The remaining five variants in protein-coding regions predicted to translate into synonymous amino-acid changes, affecting codons 79, 133, 464, 499, and 569. All but two, c.237C>T and c.399C>T, had been previously described in public databases (dbSNP or ESP). The population allelic frequencies reported for other two, c.1392C>T and c.1497C>T, were below 2% (Table 1). The in silico algorithm NNSplice [Reese et al., 1997] only predicted a possible effect on the splicing process for c.237C>T, where a new donor splice would be created (score 0.52) (Table 2).
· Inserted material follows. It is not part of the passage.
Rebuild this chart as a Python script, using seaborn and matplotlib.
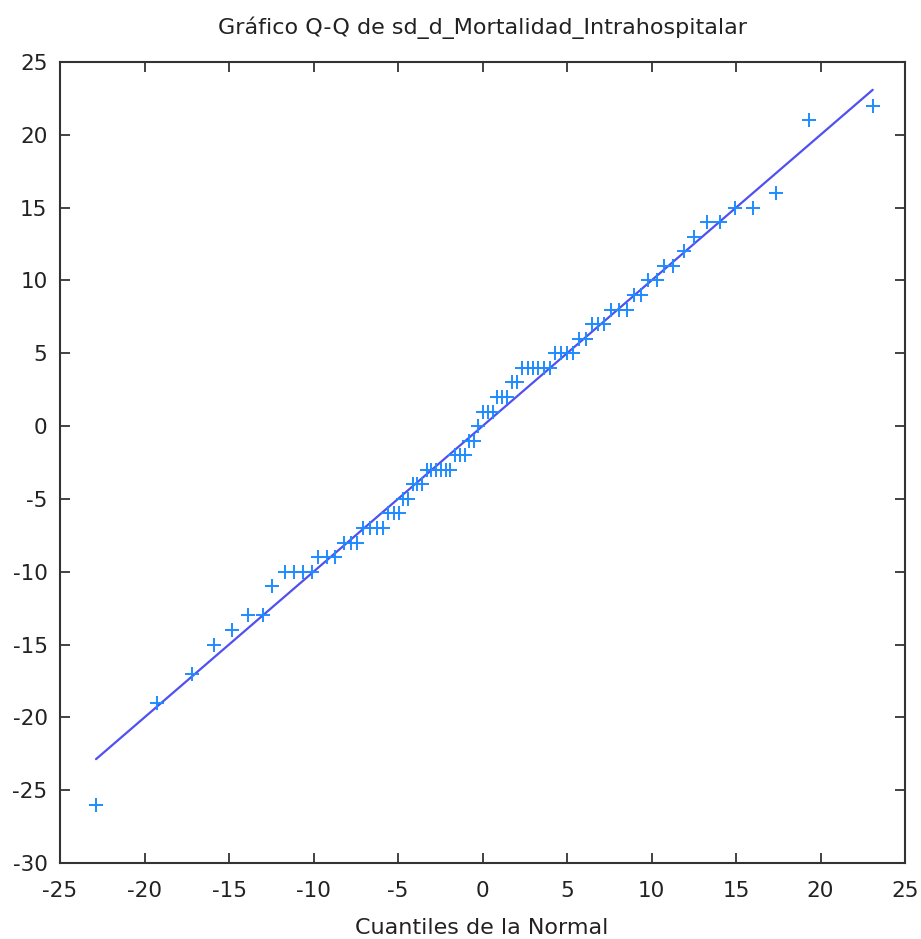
import matplotlib
matplotlib.use("Agg")
import matplotlib.pyplot as plt
import seaborn as sns
import numpy as np
import pandas as pd

normal_quantiles = [
    -22.87, -19.28, -17.2, -15.89, -14.82, -13.86, -13.0, -12.44,
    -11.7, -11.15, -10.62, -10.1,
    -9.72, -9.22, -8.7,
    -8.2, -7.8, -7.4,
    -7.05, -6.66, -6.26, -5.9,
    -5.57, -5.25, -4.95,
    -4.7, -4.4,
    -4.12, -3.85, -3.57,
    -3.3, -3.02, -2.74, -2.46, -2.18, -1.9,
    -1.62, -1.34, -1.06,
    -0.8, -0.52,
    -0.25,
    0.03, 0.31, 0.6,
    0.88, 1.16, 1.45,
    1.75, 2.05,
    2.35, 2.67, 2.98, 3.3, 3.63, 3.97,
    4.3, 4.65, 5.0, 5.35,
    5.72, 6.1,
    6.45, 6.82, 7.2,
    7.58, 8.05, 8.53,
    8.95, 9.35,
    9.8, 10.3,
    10.75, 11.25,
    11.92, 12.51,
    13.27, 14.05,
    14.94, 16.03,
    17.38, 19.32, 23.09,
]
observed = [
    -26, -19, -17, -15, -14, -13, -13, -11,
    -10, -10, -10, -10,
    -9, -9, -9,
    -8, -8, -8,
    -7, -7, -7, -7,
    -6, -6, -6,
    -5, -5,
    -4, -4, -4,
    -3, -3, -3, -3, -3, -3,
    -2, -2, -2,
    -1, -1,
    0,
    1, 1, 1,
    2, 2, 2,
    3, 3,
    4, 4, 4, 4, 4, 4,
    5, 5, 5, 5,
    6, 6,
    7, 7, 7,
    8, 8, 8,
    9, 9,
    10, 10,
    11, 11,
    12, 13,
    14, 14,
    15, 15,
    16, 21, 22,
]

title = "Gráfico Q-Q de sd_d_Mortalidad_Intrahospitalar"
xlabel = "Cuantiles de la Normal"
xticks = [-25, -20, -15, -10, -5, 0, 5, 10, 15, 20, 25]
yticks = [-30, -25, -20, -15, -10, -5, 0, 5, 10, 15, 20, 25]

df = pd.DataFrame({"q": normal_quantiles, "y": observed})
line_df = pd.DataFrame({"x": [min(normal_quantiles), max(normal_quantiles)],
                        "y": [min(normal_quantiles), max(normal_quantiles)]})

sns.set_theme(style="white")
plt.rcParams["font.family"] = ["DejaVu Sans"]

fig = plt.figure(figsize=(9.21, 9.39), dpi=100)
ax = fig.add_axes([60/921, 1-863/939, (905-60)/921, (863-62)/939])

sns.lineplot(data=line_df, x="x", y="y", ax=ax, color="#5050f0", linewidth=1.6,
             zorder=2, legend=False)
sns.scatterplot(data=df, x="q", y="y", ax=ax, marker="+", s=110, color="#1e8cff",
                linewidth=1.4, zorder=3, legend=False)

ax.set_xlim(-25, 25)
ax.set_ylim(-30, 25)
ax.set_xticks(xticks)
ax.set_yticks(yticks)
ax.set_xticklabels([str(t) for t in xticks])
ax.set_yticklabels([str(t) for t in yticks])
ax.set_xlabel("")
ax.set_ylabel("")
ax.tick_params(direction="in", length=7, width=1.2, color="#222222",
               top=True, right=True, labelsize=15.5, colors="#222222",
               bottom=True, left=True)
ax.tick_params(axis="x", pad=13)
ax.tick_params(axis="y", pad=9)
for s in ax.spines.values():
    s.set_color("#333333")
    s.set_linewidth(1.5)

fig.text(482/921, 1-28/939, title, ha="center", va="center", fontsize=16, color="#222222")
fig.text(482/921, 1-928/939, xlabel, ha="center", va="center", fontsize=16, color="#222222")

fig.savefig("out.png", dpi=100)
However, the generation of this new donor splice site was not predicted by other algorithms, such as NetGene2 [Hebsgaard et al., 1996] or SoftBerry [Burset et al., 2001]. Moreover, this variant did not segregate with the disease in the family: the father of the proband, diagnosed with rectal cancer at age 64, did not carry the variant, being therefore absent in the CRC-affected family branch.
Of the intronic variants identified, only one, c.1036–4G>A, had not been reported as a polymorphism. Likewise, the change c.1605+4G>A (rs79574929) had a population MAF of 0.006–0.012 (sources: dbSNP and ESP, respectively). Despite their proximity to the corresponding consensus splice sites, no relevant effect on the splicing process was predicted (Table 2). Regarding c.1036–4G>A, it was not present in the mother of the proband, who was diagnosed with two metachronous colon tumors at the age of 57 and 59 years, discarding it as the genetic cause of the CRC familial aggregation. Unfortunately, no cosegregation analysis could be performed for c.1605+4G>A. In summary, no functionally relevant variants were identified in any of the 103 fCRC-X families evaluated.
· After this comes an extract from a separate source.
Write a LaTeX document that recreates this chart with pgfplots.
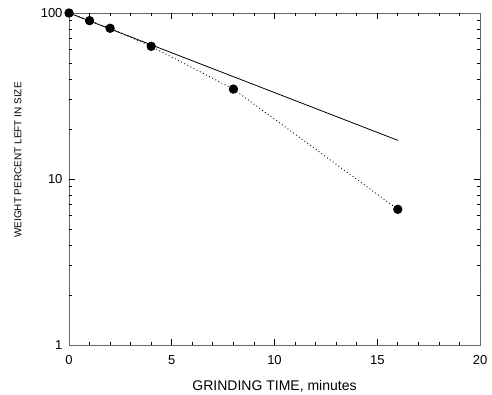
\documentclass[border=0pt]{standalone}
\usepackage{fontspec}
\setmainfont{Liberation Sans}
\usepackage{pgfplots}
\pgfplotsset{compat=1.18}
\begin{document}
\begin{tikzpicture}
\begin{axis}[
  scale only axis, width=411pt, height=332pt,
  xmin=0, xmax=20, ymin=1, ymax=100, ymode=log,
  xtick={0,5,10,15,20}, minor x tick num=4,
  ytick={1,10,100},
  log ticks with fixed point,
  tick align=inside,
  major tick length=6pt, minor tick length=3.5pt,
  tick style={black, line width=0.8pt},
  axis line style={black!60, line width=0.9pt},
  /pgf/number format/assume math mode=true,
  tick label style={font=\fontsize{13}{13}\selectfont},
  xticklabel style={yshift=-7pt},
  yticklabel style={xshift=-3pt},
  xlabel={GRINDING TIME, minutes},
  xlabel style={font=\fontsize{14}{14}\selectfont, at={(axis description cs:0.5,0)}, anchor=center, yshift=-41pt},
  ylabel={WEIGHT PERCENT LEFT IN SIZE},
  ylabel style={font=\fontsize{10}{10}\selectfont, at={(axis description cs:-0.124,0.557)}, anchor=center},
  clip=false,
]
\pgfplotsinvokeforeach{5,10,15}{
  \draw[black, line width=0.8pt] (axis cs:#1,1) -- ([yshift=6pt]axis cs:#1,1);
  \draw[black, line width=0.8pt] (axis cs:#1,100) -- ([yshift=-6pt]axis cs:#1,100);
}
\pgfplotsinvokeforeach{1,2,3,4,6,7,8,9,11,12,13,14,16,17,18,19}{
  \draw[black, line width=0.8pt] (axis cs:#1,1) -- ([yshift=3.5pt]axis cs:#1,1);
  \draw[black, line width=0.8pt] (axis cs:#1,100) -- ([yshift=-3.5pt]axis cs:#1,100);
}
\draw[black, line width=0.8pt] (axis cs:0,10) -- ([xshift=6pt]axis cs:0,10);
\draw[black, line width=0.8pt] (axis cs:20,10) -- ([xshift=-6pt]axis cs:20,10);
\pgfplotsinvokeforeach{2,3,4,5,6,7,8,9,20,30,40,50,60,70,80,90}{
  \draw[black, line width=0.8pt] (axis cs:0,#1) -- ([xshift=3.5pt]axis cs:0,#1);
  \draw[black, line width=0.8pt] (axis cs:20,#1) -- ([xshift=-3.5pt]axis cs:20,#1);
}
\addplot[black, line width=0.8pt, no marks] coordinates {(0,100) (16,17.1)};
\addplot[black, line width=0.9pt, dash pattern=on 0.9pt off 2.6pt, mark=*, mark size=4.2pt, mark options={solid, fill=black}]
  coordinates {(0,100) (1,89.9) (2,80.9) (4,63.0) (8,34.8) (16,6.57)};
\coordinate (sw) at (rel axis cs:0,0);
\coordinate (ne) at (rel axis cs:1,1);
\end{axis}
\pgfresetboundingbox
\path[use as bounding box] ([shift={(-69pt,-49pt)}]sw) rectangle ([shift={(12pt,13pt)}]ne);
\end{tikzpicture}
\end{document}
The results obtained in our series (n = 103 fCRC-X families), in line with those of Clarke et al., who found no mutations in 26 Amsterdam-positive families, support the notion that GALNT12 is not a major high-penetrance gene for CRC predisposition. The lack of information on the familial cancer history of the carriers of GALNT12 germline mutations in Guda et al. (2009) does not allow further investigation in this regard.
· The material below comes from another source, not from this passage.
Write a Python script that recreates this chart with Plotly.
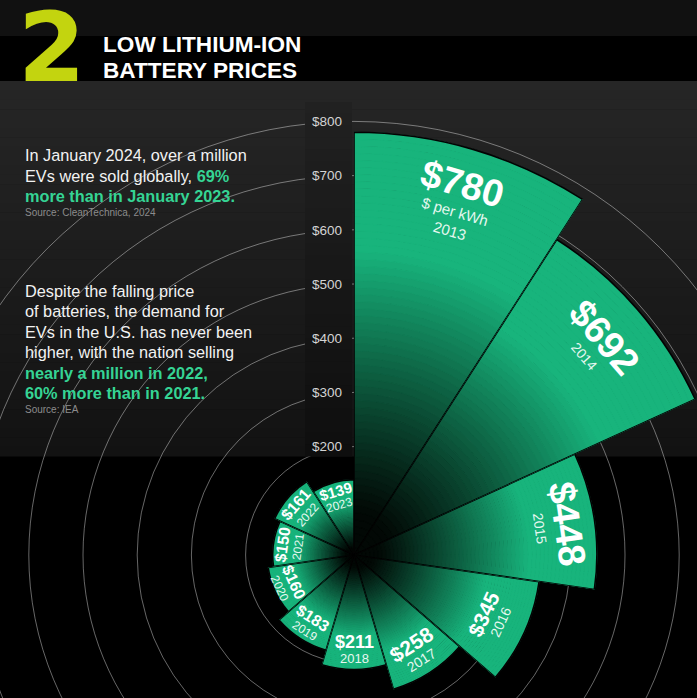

Considering the presence of GALNT12 mutations in non-Amsterdam familial CRC cases, Clarke et al. identified two missense variants, c.907G>A (p.D303N) and c.1187A>G (p.Y396C) in 4 families that met the revised Bethesda criteria [Clarke et al., 2012]. The c.907G>A change, rs145236923, identified in three different families, partially inactivates the enzymatic activity of the protein, in contrast to the other mutations, germline and somatic, identified by Guda et al. (2009) which cause almost total inactivation of the enzyme. Moreover, the evidence of cosegregation of c.907G>A with CRC in one of the two families studied was weak. The second missense variant identified, c.1187A>G (p.Y396C), is not reported in public databases, is located in the catalytic domain of the protein, and in silico algorithms predict it to be functionally relevant [Clarke et al., 2012]. All reported patients carrying inactivating germline mutations developed CRC later in life (median age: 71), and half of them were diagnosed with multiple primary epithelial tumors, including breast and colon cancers [Guda et al., 2009]. Further studies are required to provide a definitive answer about the role of GALNT12 mutations in this subset of familial cancer cases. Either germline mutations in GALNT12, as a moderate-risk gene, or in other genes located within the 9q22-31 linkage peak might still explain some familial CRC cases. Indeed, the strength of the studies that replicate the linkage signal in 9q22-31, which suggest that the disease locus housed on 9q is specific to a familial syndrome with a phenotype of young age of onset and/or severity of colon neoplasia [Gray-McGuire et al., 2010], supports the idea that probably the other genes under the linkage peak, such as ZNF367, HABP4, and GABBR2, might be relevant in CRC susceptibility.
In conclusion, our findings indicate that GALNT12 is not a major high penetrance gene for CRC. Further comprehensive studies in Amsterdam-negative CRC families are required to clarify the gene's role as moderate/low susceptibility gene in CRC familial aggregation.
Acknowledgment
Disclosure statement: The authors declare no conflict of interest.